Chondrules are ubiquitous igneous spherules, the main constituents of ordinary chondrites, and are considered to be critical building blocks of planetesimals, yet their age and formation mechanism(s) remain debated. Differences between ages determined from the long-lived Pb-Pb and the short-lived 26Al-26Mg chronometers have been attributed to the heterogeneous distribution of 26Al in the solar nebula, a radionuclide that was responsible for early differentiation of planetesimals.

To evaluate this hypothesis, the 26Al-26Mg and the 207Pb-206Pb isotopic compositions were both measured by multi-collector ICP-MS in individual chondrules and igneous clasts in unequilibrated ordinary chondrites, and three achondrites. A subset of the chondrules were also analyzed by in situ 26Al-26Mg secondary ionization mass spectrometry (SIMS), to compare with their bulk Mg model ages and Pb-Pb ages, and for 54Cr isotopic anomalies. A comparison between bulk Mg model ages and Pb-Pb ages in the same chondrules suggests that the absolute ages for CAIs may be too young, and that Pb-Pb ages date precursor formation rather than time of crystallization. Precursors may have been previous generations of chondrules that were recycled by transient shock waves in the protoplanetary disk.

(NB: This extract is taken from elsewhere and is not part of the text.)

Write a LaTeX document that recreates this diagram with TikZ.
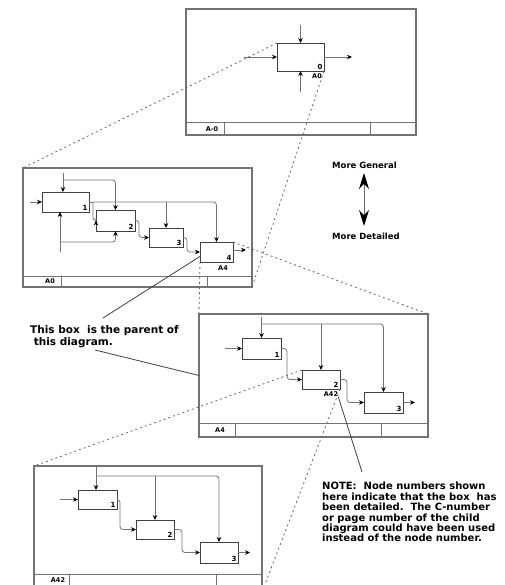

Chronological results of EC 002 date its crystallization at 4566 Ma which is the oldest evidence of planetary crust formation. Analysis of two angrites NWA 10463 and NWA 8535 indicate a more diverse suite of processes that shaped the evolution of the angrite parent body and differentiation of early formed planetesimals.

All together, the presented results support a homogeneous distribution of 26Al in the solar nebula.